Load and performance tests are critical steps in going live procedures, as they help expose and identify potential performance killers. These tests provide insight for how a site will perform in the wild under peak traffic spikes.
Load testing is one of the services offered by our Onboarding team.
Before you start, it's important to understand the difference between load and performance testing and know when to use each.
Performance testing is the process in which you measure an application's response time to proactively expose bottlenecks. In addition to regularly referring to your New Relic reports, you should consider regularly executing performance tests as part of routine maintenance to ensure performance isn't being degraded by code or configuration changes. You should run these test before any load testing. If your application is not performing well, then you can be assured that the load test will not go well.
The scope of performance tests should be limited to the application itself on a development environment (Dev or Multidev) without caching. This will give you an honest look into your application and show exactly how uncached requests will perform. You can bypass cache by setting the
no-cache HTTP headers in responses.
Load testing is the process in which you apply requests to your site that will represent the most load that your site will face once it is live. This test will ensure that the site can withstand the peak traffic spikes after launch. This test should be done on the Live environment before the site has launched, in advance of anticipated major-traffic events, or after major overhauls, remembering to provide enough time to fix any issues identified after performance testing.
If your site is already live, then you should run load tests on the Test environment. For Live environments with multiple application containers, keep in mind that the Test environment has two application containers. Run a proportionate amount of traffic based on the number of Live environment app containers you have. If you have four app containers in live, then test with half of your anticipated peak. You can see the number of app containers using Pantheon's free New Relic® Performance Monitoring offering.
The procedure for executing a load test and a performance test are similar:
Enable New Relic® Performance Monitoring within the Site Dashboard on Pantheon to ensure you have clear reporting to monitor response times.
Select a load testing tool:
The Pantheon onboarding team uses Locust, an open source load testing tool. Locust makes it easy to build out test scripts, and it allows you to crawl the site instead of using predefined URLs. Crawling the site has the added benefit of loading every page that is linked to anywhere on the site. This exposes edge case performance bottlenecks that would have gone undetected under tests with predefined URLs.

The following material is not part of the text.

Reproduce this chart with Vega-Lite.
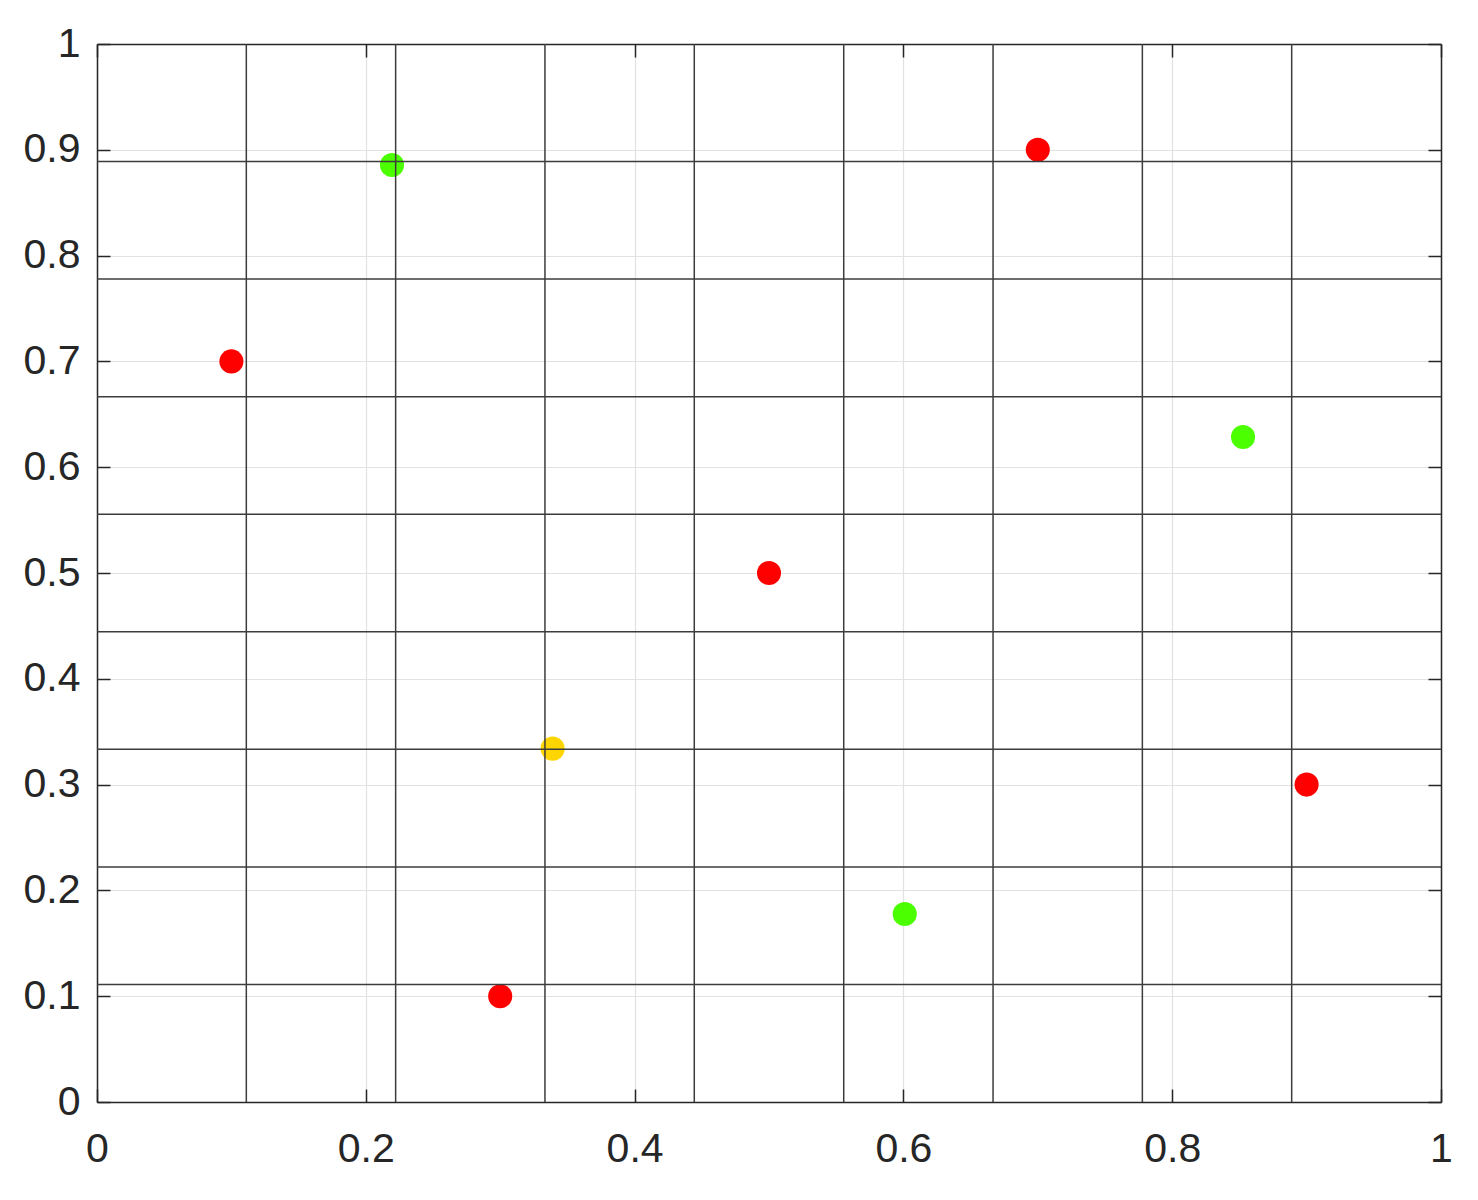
{
  "$schema": "https://vega.github.io/schema/vega-lite/v6.json",
  "width": 1344,
  "height": 1058,
  "autosize": {"type": "none"},
  "padding": {"left": 97, "top": 44, "right": 37, "bottom": 98},
  "background": "white",
  "config": {
    "view": {"stroke": null},
    "axis": {
      "labelFont": "Liberation Sans",
      "labelFontSize": 41,
      "labelColor": "#262626",
      "labelFlush": false,
      "labelOverlap": false,
      "domainColor": "#262626",
      "domainWidth": 1.5,
      "tickColor": "#262626",
      "tickWidth": 1.5,
      "tickSize": -13,
      "gridColor": "#e2e2e2",
      "gridWidth": 1.2,
      "title": null
    }
  },
  "datasets": {
    "points": [
      {"x": 0.1, "y": 0.7, "c": "red"},
      {"x": 0.3, "y": 0.1, "c": "red"},
      {"x": 0.5, "y": 0.5, "c": "red"},
      {"x": 0.7, "y": 0.9, "c": "red"},
      {"x": 0.9, "y": 0.3, "c": "red"},
      {"x": 0.2195, "y": 0.8856, "c": "green"},
      {"x": 0.8527, "y": 0.6285, "c": "green"},
      {"x": 0.601, "y": 0.1777, "c": "green"},
      {"x": 0.339, "y": 0.334, "c": "yellow"}
    ],
    "lines": [
      {"v": 0.1111},
      {"v": 0.2222},
      {"v": 0.3333},
      {"v": 0.4444},
      {"v": 0.5556},
      {"v": 0.6667},
      {"v": 0.7778},
      {"v": 0.8889}
    ]
  },
  "layer": [
    {
      "data": {"name": "points"},
      "mark": {"type": "circle", "size": 580, "opacity": 1},
      "encoding": {
        "x": {
          "field": "x", "type": "quantitative",
          "scale": {"domain": [0, 1], "nice": false, "zero": false},
          "axis": {"orient": "bottom", "values": [0, 0.2, 0.4, 0.6, 0.8, 1], "format": "~g", "grid": true, "labelPadding": 40}
        },
        "y": {
          "field": "y", "type": "quantitative",
          "scale": {"domain": [0, 1], "nice": false, "zero": false},
          "axis": {"orient": "left", "values": [0, 0.1, 0.2, 0.3, 0.4, 0.5, 0.6, 0.7, 0.8, 0.9, 1], "format": "~g", "grid": true, "labelPadding": 30}
        },
        "color": {
          "field": "c", "type": "nominal",
          "scale": {"domain": ["red", "green", "yellow"], "range": ["#ff0000", "#4cff00", "#ffd500"]},
          "legend": null
        }
      }
    },
    {
      "data": {"name": "lines"},
      "mark": {"type": "rule", "color": "#3c3c3c", "strokeWidth": 1.5},
      "encoding": {
        "x": {"field": "v", "type": "quantitative", "axis": null}
      }
    },
    {
      "data": {"name": "lines"},
      "mark": {"type": "rule", "color": "#3c3c3c", "strokeWidth": 1.5},
      "encoding": {
        "y": {"field": "v", "type": "quantitative", "axis": null}
      }
    },
    {
      "data": {"name": "points"},
      "mark": {"type": "point", "opacity": 0},
      "encoding": {
        "x": {
          "field": "x", "type": "quantitative",
          "axis": {"orient": "top", "values": [0, 0.2, 0.4, 0.6, 0.8, 1], "labels": false, "grid": false}
        },
        "y": {
          "field": "y", "type": "quantitative",
          "axis": {"orient": "right", "values": [0, 0.1, 0.2, 0.3, 0.4, 0.5, 0.6, 0.7, 0.8, 0.9, 1], "labels": false, "grid": false}
        }
      }
    }
  ],
  "resolve": {"axis": {"x": "independent", "y": "independent"}}
}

Ultimately, it doesn't matter what tool(s) you use as long as you test your site against the anticipated traffic patterns of the site in terms of overall volume and the proportion of anonymous versus authenticated traffic. Note that load testing for anonymous visits is considerably easier than testing authenticated workflows, which will require more investment of time and skills.
Determine how much load to apply.
- Performance Tests: Smaller loads should suffice, as you should be able to see transactional bottlenecks with 10-20 concurrent users.
- Load Tests: Determine how many concurrent users per second the site is expected to serve based on historical analytics for the site. Identify the peak hourly sessions and average session duration, then do some math:
Concurrent Users = ( hourly_sessions x average_duration ) / 3600
If this is a performance test, be sure to run the test on a development environment (Dev or Multidev) without caching. Run load tests on the Live environment before launching the site. If the site is already launched, use the Test environment instead.
We do not recommend load testing on the Live environment if the site has already launched because you risk overwhelming your live site and causing downtime.
Note the start time for the test. As the test executes, it's a good idea to keep a close eye on log files. Make note of any errors and warnings that pop up during the test so that you can fix them.
Once the test is running, execute common tasks done by editors and administrators and note the time. Example tasks may include:
- Clear the cache
- Clear the edge cache (if this is a load test, performance tests should not be cached)
- Run cron
- Run any scripts that could be triggered while users are on the site
- Flush Redis cache (if Redis is running)
Now that the test is complete, examine the New Relic data. The Overview tab will give you an average response time for the duration of the test. Times above 750ms are good indicators of performance optimization opportunities.
Next, review the Transactions tab in New Relic and sort by Slowest average response time. Click on the slowest transaction to pull up the transaction trace. Review the transaction trace to find the performance bottleneck.
Finally, review the Error analytics tab in New Relic. PHP errors often indicate huge performance bottlenecks. If you have errors, fix them.
After launch, you can establish a baseline that
X response time will let you handle
Y traffic. If
X degrades in Dev/Test, that will impact how much traffic Live can handle.